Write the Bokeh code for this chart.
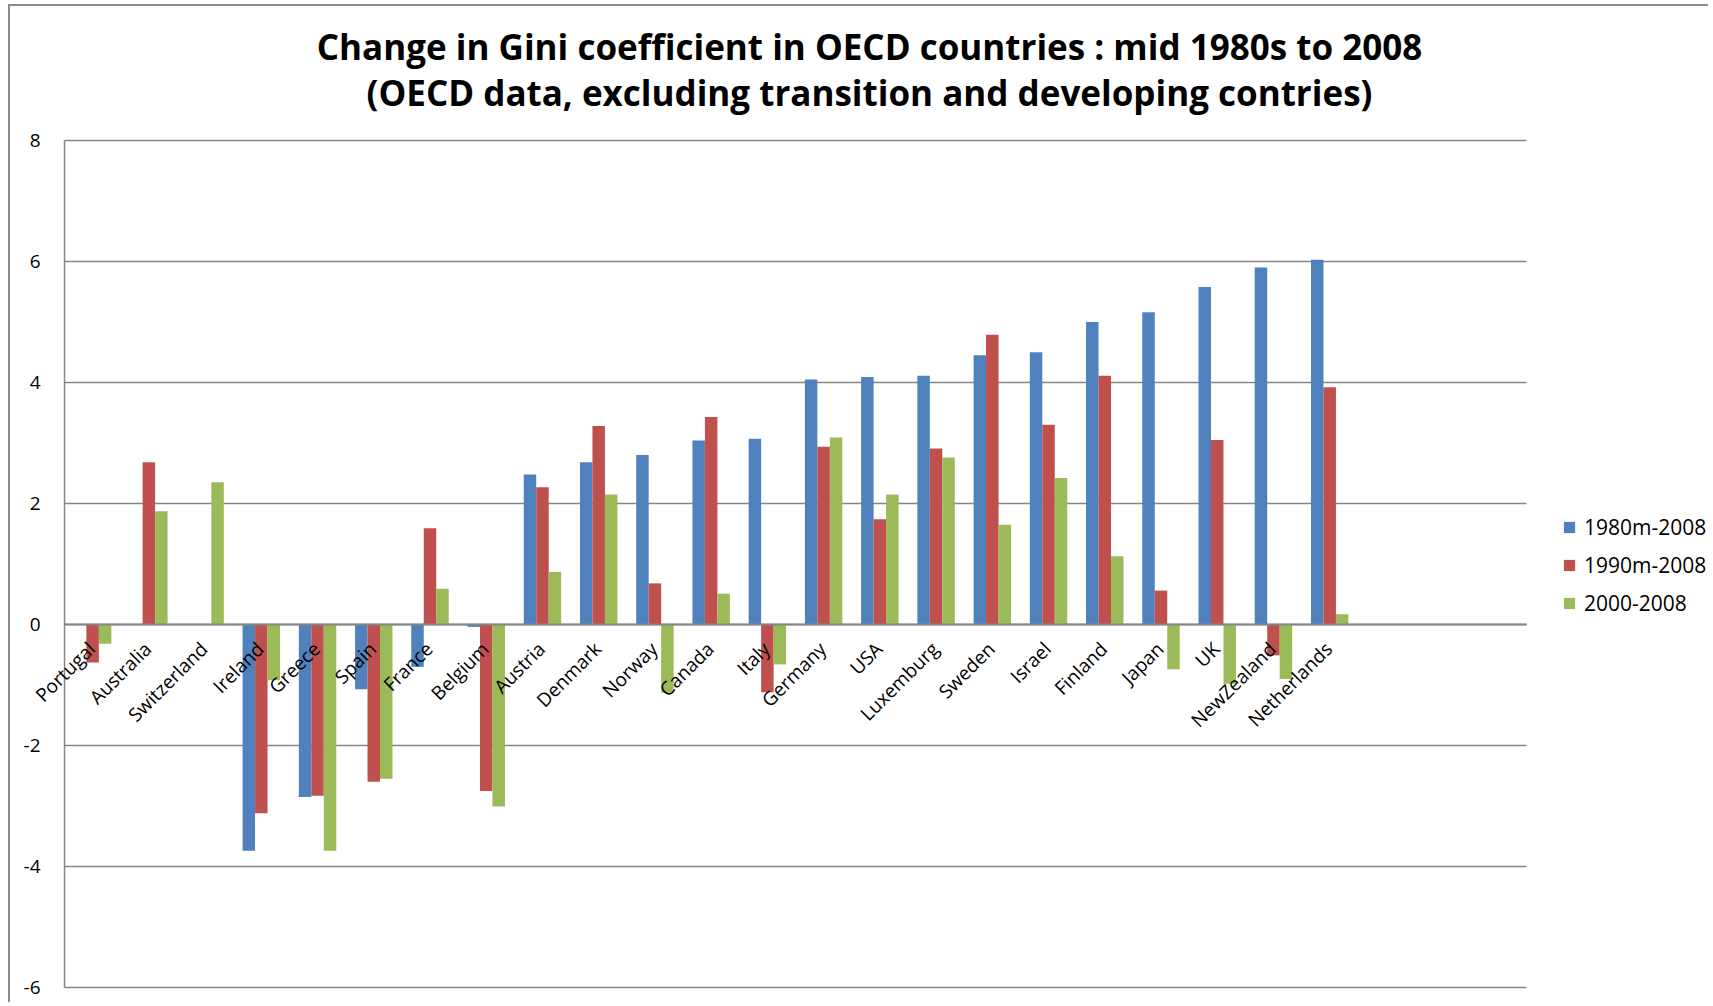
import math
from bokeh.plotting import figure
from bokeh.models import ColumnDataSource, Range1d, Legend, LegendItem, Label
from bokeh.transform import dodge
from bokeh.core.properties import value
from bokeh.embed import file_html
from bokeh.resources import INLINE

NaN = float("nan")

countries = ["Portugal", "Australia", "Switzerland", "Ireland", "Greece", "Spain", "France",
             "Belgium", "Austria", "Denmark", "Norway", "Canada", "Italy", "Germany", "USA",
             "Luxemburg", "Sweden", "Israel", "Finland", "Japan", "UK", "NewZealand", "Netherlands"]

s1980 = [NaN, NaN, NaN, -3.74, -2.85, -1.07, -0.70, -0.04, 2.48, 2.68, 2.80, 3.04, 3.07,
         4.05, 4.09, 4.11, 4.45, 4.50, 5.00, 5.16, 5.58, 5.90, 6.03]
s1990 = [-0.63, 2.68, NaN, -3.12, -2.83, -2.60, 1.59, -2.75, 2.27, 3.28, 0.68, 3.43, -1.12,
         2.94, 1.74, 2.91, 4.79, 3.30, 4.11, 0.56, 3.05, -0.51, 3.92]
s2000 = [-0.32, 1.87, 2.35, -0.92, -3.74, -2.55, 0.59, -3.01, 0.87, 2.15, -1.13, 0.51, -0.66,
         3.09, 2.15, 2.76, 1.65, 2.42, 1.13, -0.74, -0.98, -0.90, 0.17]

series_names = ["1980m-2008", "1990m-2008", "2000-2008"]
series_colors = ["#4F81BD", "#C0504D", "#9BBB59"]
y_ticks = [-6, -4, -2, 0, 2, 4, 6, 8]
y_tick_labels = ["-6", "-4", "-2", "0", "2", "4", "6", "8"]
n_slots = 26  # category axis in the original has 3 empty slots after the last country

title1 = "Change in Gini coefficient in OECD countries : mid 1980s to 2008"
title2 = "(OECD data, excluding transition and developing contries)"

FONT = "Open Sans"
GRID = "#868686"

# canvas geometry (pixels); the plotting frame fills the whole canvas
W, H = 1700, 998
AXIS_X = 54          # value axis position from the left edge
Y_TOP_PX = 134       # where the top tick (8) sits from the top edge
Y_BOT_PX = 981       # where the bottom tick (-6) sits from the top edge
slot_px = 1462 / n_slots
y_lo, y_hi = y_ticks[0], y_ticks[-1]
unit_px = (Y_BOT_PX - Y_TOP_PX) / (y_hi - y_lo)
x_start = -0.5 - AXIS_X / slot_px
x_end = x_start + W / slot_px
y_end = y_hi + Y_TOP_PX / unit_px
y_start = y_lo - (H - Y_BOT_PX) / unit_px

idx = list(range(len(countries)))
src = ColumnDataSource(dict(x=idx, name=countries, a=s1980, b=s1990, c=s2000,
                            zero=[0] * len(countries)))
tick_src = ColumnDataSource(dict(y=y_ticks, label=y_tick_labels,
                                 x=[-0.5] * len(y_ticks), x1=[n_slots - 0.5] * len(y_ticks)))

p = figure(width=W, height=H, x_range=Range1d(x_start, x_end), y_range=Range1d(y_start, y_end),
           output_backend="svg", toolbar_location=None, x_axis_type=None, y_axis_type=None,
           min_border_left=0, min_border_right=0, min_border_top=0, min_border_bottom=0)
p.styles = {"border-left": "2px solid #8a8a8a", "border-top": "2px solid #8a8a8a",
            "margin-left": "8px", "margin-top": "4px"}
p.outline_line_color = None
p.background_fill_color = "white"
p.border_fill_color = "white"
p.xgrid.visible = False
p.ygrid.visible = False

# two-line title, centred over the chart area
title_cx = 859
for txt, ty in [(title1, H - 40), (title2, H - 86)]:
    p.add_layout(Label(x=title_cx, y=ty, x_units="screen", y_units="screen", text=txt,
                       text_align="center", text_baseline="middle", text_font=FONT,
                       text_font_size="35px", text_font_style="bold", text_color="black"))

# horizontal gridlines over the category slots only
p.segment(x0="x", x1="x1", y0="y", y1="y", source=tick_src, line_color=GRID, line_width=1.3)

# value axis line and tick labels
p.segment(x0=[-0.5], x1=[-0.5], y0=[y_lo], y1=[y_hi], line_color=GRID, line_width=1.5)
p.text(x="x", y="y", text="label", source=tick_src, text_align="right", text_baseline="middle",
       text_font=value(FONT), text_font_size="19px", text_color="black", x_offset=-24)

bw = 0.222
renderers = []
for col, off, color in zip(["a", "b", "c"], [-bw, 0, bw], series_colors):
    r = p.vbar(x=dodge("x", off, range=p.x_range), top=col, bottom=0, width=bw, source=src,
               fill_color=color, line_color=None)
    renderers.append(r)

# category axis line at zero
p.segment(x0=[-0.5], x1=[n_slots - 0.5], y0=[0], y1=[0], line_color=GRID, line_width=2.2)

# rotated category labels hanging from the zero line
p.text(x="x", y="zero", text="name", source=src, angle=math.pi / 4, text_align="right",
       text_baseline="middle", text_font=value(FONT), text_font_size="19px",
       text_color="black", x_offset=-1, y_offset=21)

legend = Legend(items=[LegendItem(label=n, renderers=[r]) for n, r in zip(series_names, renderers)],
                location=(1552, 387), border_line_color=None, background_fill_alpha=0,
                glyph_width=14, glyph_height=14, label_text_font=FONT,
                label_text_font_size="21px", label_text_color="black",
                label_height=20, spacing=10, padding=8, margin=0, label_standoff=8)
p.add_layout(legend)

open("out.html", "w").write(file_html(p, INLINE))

=====

# Work to complete
Reproduce the whole listing above word for word, but not its pictures.

# The response
Write the Bokeh code for this chart.
import math
from bokeh.plotting import figure
from bokeh.models import ColumnDataSource, Range1d, Legend, LegendItem, Label
from bokeh.transform import dodge
from bokeh.core.properties import value
from bokeh.embed import file_html
from bokeh.resources import INLINE

NaN = float("nan")

countries = ["Portugal", "Australia", "Switzerland", "Ireland", "Greece", "Spain", "France",
             "Belgium", "Austria", "Denmark", "Norway", "Canada", "Italy", "Germany", "USA",
             "Luxemburg", "Sweden", "Israel", "Finland", "Japan", "UK", "NewZealand", "Netherlands"]

s1980 = [NaN, NaN, NaN, -3.74, -2.85, -1.07, -0.70, -0.04, 2.48, 2.68, 2.80, 3.04, 3.07,
         4.05, 4.09, 4.11, 4.45, 4.50, 5.00, 5.16, 5.58, 5.90, 6.03]
s1990 = [-0.63, 2.68, NaN, -3.12, -2.83, -2.60, 1.59, -2.75, 2.27, 3.28, 0.68, 3.43, -1.12,
         2.94, 1.74, 2.91, 4.79, 3.30, 4.11, 0.56, 3.05, -0.51, 3.92]
s2000 = [-0.32, 1.87, 2.35, -0.92, -3.74, -2.55, 0.59, -3.01, 0.87, 2.15, -1.13, 0.51, -0.66,
         3.09, 2.15, 2.76, 1.65, 2.42, 1.13, -0.74, -0.98, -0.90, 0.17]

series_names = ["1980m-2008", "1990m-2008", "2000-2008"]
series_colors = ["#4F81BD", "#C0504D", "#9BBB59"]
y_ticks = [-6, -4, -2, 0, 2, 4, 6, 8]
y_tick_labels = ["-6", "-4", "-2", "0", "2", "4", "6", "8"]
n_slots = 26  # category axis in the original has 3 empty slots after the last country

title1 = "Change in Gini coefficient in OECD countries : mid 1980s to 2008"
title2 = "(OECD data, excluding transition and developing contries)"

FONT = "Open Sans"
GRID = "#868686"

# canvas geometry (pixels); the plotting frame fills the whole canvas
W, H = 1700, 998
AXIS_X = 54          # value axis position from the left edge
Y_TOP_PX = 134       # where the top tick (8) sits from the top edge
Y_BOT_PX = 981       # where the bottom tick (-6) sits from the top edge
slot_px = 1462 / n_slots
y_lo, y_hi = y_ticks[0], y_ticks[-1]
unit_px = (Y_BOT_PX - Y_TOP_PX) / (y_hi - y_lo)
x_start = -0.5 - AXIS_X / slot_px
x_end = x_start + W / slot_px
y_end = y_hi + Y_TOP_PX / unit_px
y_start = y_lo - (H - Y_BOT_PX) / unit_px

idx = list(range(len(countries)))
src = ColumnDataSource(dict(x=idx, name=countries, a=s1980, b=s1990, c=s2000,
                            zero=[0] * len(countries)))
tick_src = ColumnDataSource(dict(y=y_ticks, label=y_tick_labels,
                                 x=[-0.5] * len(y_ticks), x1=[n_slots - 0.5] * len(y_ticks)))

p = figure(width=W, height=H, x_range=Range1d(x_start, x_end), y_range=Range1d(y_start, y_end),
           output_backend="svg", toolbar_location=None, x_axis_type=None, y_axis_type=None,
           min_border_left=0, min_border_right=0, min_border_top=0, min_border_bottom=0)
p.styles = {"border-left": "2px solid #8a8a8a", "border-top": "2px solid #8a8a8a",
            "margin-left": "8px", "margin-top": "4px"}
p.outline_line_color = None
p.background_fill_color = "white"
p.border_fill_color = "white"
p.xgrid.visible = False
p.ygrid.visible = False

# two-line title, centred over the chart area
title_cx = 859
for txt, ty in [(title1, H - 40), (title2, H - 86)]:
    p.add_layout(Label(x=title_cx, y=ty, x_units="screen", y_units="screen", text=txt,
                       text_align="center", text_baseline="middle", text_font=FONT,
                       text_font_size="35px", text_font_style="bold", text_color="black"))

# horizontal gridlines over the category slots only
p.segment(x0="x", x1="x1", y0="y", y1="y", source=tick_src, line_color=GRID, line_width=1.3)

# value axis line and tick labels
p.segment(x0=[-0.5], x1=[-0.5], y0=[y_lo], y1=[y_hi], line_color=GRID, line_width=1.5)
p.text(x="x", y="y", text="label", source=tick_src, text_align="right", text_baseline="middle",
       text_font=value(FONT), text_font_size="19px", text_color="black", x_offset=-24)

bw = 0.222
renderers = []
for col, off, color in zip(["a", "b", "c"], [-bw, 0, bw], series_colors):
    r = p.vbar(x=dodge("x", off, range=p.x_range), top=col, bottom=0, width=bw, source=src,
               fill_color=color, line_color=None)
    renderers.append(r)

# category axis line at zero
p.segment(x0=[-0.5], x1=[n_slots - 0.5], y0=[0], y1=[0], line_color=GRID, line_width=2.2)

# rotated category labels hanging from the zero line
p.text(x="x", y="zero", text="name", source=src, angle=math.pi / 4, text_align="right",
       text_baseline="middle", text_font=value(FONT), text_font_size="19px",
       text_color="black", x_offset=-1, y_offset=21)

legend = Legend(items=[LegendItem(label=n, renderers=[r]) for n, r in zip(series_names, renderers)],
                location=(1552, 387), border_line_color=None, background_fill_alpha=0,
                glyph_width=14, glyph_height=14, label_text_font=FONT,
                label_text_font_size="21px", label_text_color="black",
                label_height=20, spacing=10, padding=8, margin=0, label_standoff=8)
p.add_layout(legend)

open("out.html", "w").write(file_html(p, INLINE))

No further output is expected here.